■ The task: Reproduce every line of the material below, but drop the pictures.

— start of Input for this task —

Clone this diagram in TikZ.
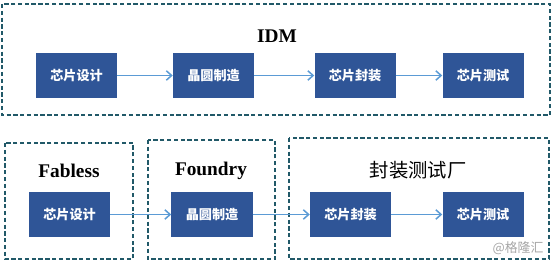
\documentclass[tikz,border=0pt]{standalone}
\usepackage{fontspec}
\setmainfont{Liberation Serif}
\newfontfamily\cjk{Noto Sans CJK SC}
\usepackage{tikz}
\usetikzlibrary{arrows.meta, positioning}

\definecolor{boxblue}{HTML}{2F5597}
\definecolor{arrowblue}{HTML}{5B9BD5}
\definecolor{frameteal}{HTML}{215968}

\begin{document}
\begin{tikzpicture}[
    x=0.03cm, y=-0.03cm,
    stage/.style={rectangle, fill=boxblue, text=white, minimum width=2.43cm, minimum height=1.35cm, inner sep=0pt, font=\cjk\bfseries\fontsize{11.2}{13}\selectfont},
    frame/.style={draw=frameteal, line width=2pt, dash pattern=on 3.6pt off 2.2pt},
    title/.style={font=\bfseries\fontsize{16.5}{18}\selectfont},
    flow/.style={-{Straight Barb[length=4.5pt, width=8pt]}, draw=arrowblue, line width=1.3pt},
]
    \useasboundingbox (0,0) rectangle (554,264);

    % IDM frame
    \draw[frame] (2,4) rectangle (550,115);
    \node[title] (idm) at (277,36) {IDM};

    % IDM chain
    \node[stage] (design) at (76.5,75.5) {芯片设计};
    \node[stage] (wafer) at (213.5,75.5) {晶圆制造};
    \node[stage] (package) at (355,75.5) {芯片封装};
    \node[stage] (test) at (483,75.5) {芯片测试};

    % Split model frames
    \draw[frame] (5,143) rectangle (133,259);
    \draw[frame] (148,140) rectangle (275,259);
    \draw[frame] (289,138) rectangle (549,259);
    \node[title] (fabless) at (69,171) {Fabless};
    \node[title] (foundry) at (211,171) {Foundry};
    \node[font=\cjk\fontsize{16.5}{18}\selectfont] (osat) at (418,170) {封装测试厂};

    % Split chain
    \node[stage] (sdesign) at (69.5,214.5) {芯片设计};
    \node[stage] (swafer) at (212,214.5) {晶圆制造};
    \node[stage] (spackage) at (350.5,214.5) {芯片封装};
    \node[stage] (stest) at (483,214.5) {芯片测试};

    % watermark
    \node[font=\cjk\fontsize{11}{12}\selectfont, text=gray!70] (mark) at (518,248) {@格隆汇};

    % --- Arrows ---
    \draw[flow] (design) -- (wafer);
    \draw[flow] (wafer) -- (package);
    \draw[flow] (package) -- (test);

    \draw[flow] (sdesign) -- (swafer);
    \draw[flow] (swafer) -- (spackage);
    \draw[flow] (spackage) -- (stest);

\end{tikzpicture}
\end{document}
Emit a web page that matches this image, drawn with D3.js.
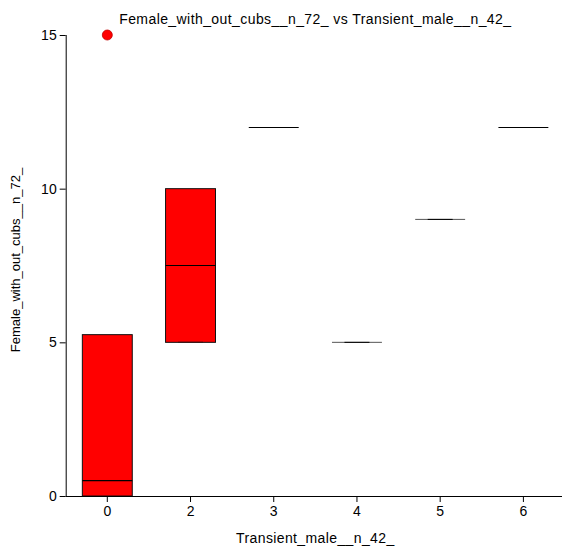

— end of Input for this task —

■ Task result:
Clone this diagram in TikZ.
\documentclass[tikz,border=0pt]{standalone}
\usepackage{fontspec}
\setmainfont{Liberation Serif}
\newfontfamily\cjk{Noto Sans CJK SC}
\usepackage{tikz}
\usetikzlibrary{arrows.meta, positioning}

\definecolor{boxblue}{HTML}{2F5597}
\definecolor{arrowblue}{HTML}{5B9BD5}
\definecolor{frameteal}{HTML}{215968}

\begin{document}
\begin{tikzpicture}[
    x=0.03cm, y=-0.03cm,
    stage/.style={rectangle, fill=boxblue, text=white, minimum width=2.43cm, minimum height=1.35cm, inner sep=0pt, font=\cjk\bfseries\fontsize{11.2}{13}\selectfont},
    frame/.style={draw=frameteal, line width=2pt, dash pattern=on 3.6pt off 2.2pt},
    title/.style={font=\bfseries\fontsize{16.5}{18}\selectfont},
    flow/.style={-{Straight Barb[length=4.5pt, width=8pt]}, draw=arrowblue, line width=1.3pt},
]
    \useasboundingbox (0,0) rectangle (554,264);

    % IDM frame
    \draw[frame] (2,4) rectangle (550,115);
    \node[title] (idm) at (277,36) {IDM};

    % IDM chain
    \node[stage] (design) at (76.5,75.5) {芯片设计};
    \node[stage] (wafer) at (213.5,75.5) {晶圆制造};
    \node[stage] (package) at (355,75.5) {芯片封装};
    \node[stage] (test) at (483,75.5) {芯片测试};

    % Split model frames
    \draw[frame] (5,143) rectangle (133,259);
    \draw[frame] (148,140) rectangle (275,259);
    \draw[frame] (289,138) rectangle (549,259);
    \node[title] (fabless) at (69,171) {Fabless};
    \node[title] (foundry) at (211,171) {Foundry};
    \node[font=\cjk\fontsize{16.5}{18}\selectfont] (osat) at (418,170) {封装测试厂};

    % Split chain
    \node[stage] (sdesign) at (69.5,214.5) {芯片设计};
    \node[stage] (swafer) at (212,214.5) {晶圆制造};
    \node[stage] (spackage) at (350.5,214.5) {芯片封装};
    \node[stage] (stest) at (483,214.5) {芯片测试};

    % watermark
    \node[font=\cjk\fontsize{11}{12}\selectfont, text=gray!70] (mark) at (518,248) {@格隆汇};

    % --- Arrows ---
    \draw[flow] (design) -- (wafer);
    \draw[flow] (wafer) -- (package);
    \draw[flow] (package) -- (test);

    \draw[flow] (sdesign) -- (swafer);
    \draw[flow] (swafer) -- (spackage);
    \draw[flow] (spackage) -- (stest);

\end{tikzpicture}
\end{document}
Emit a web page that matches this image, drawn with D3.js.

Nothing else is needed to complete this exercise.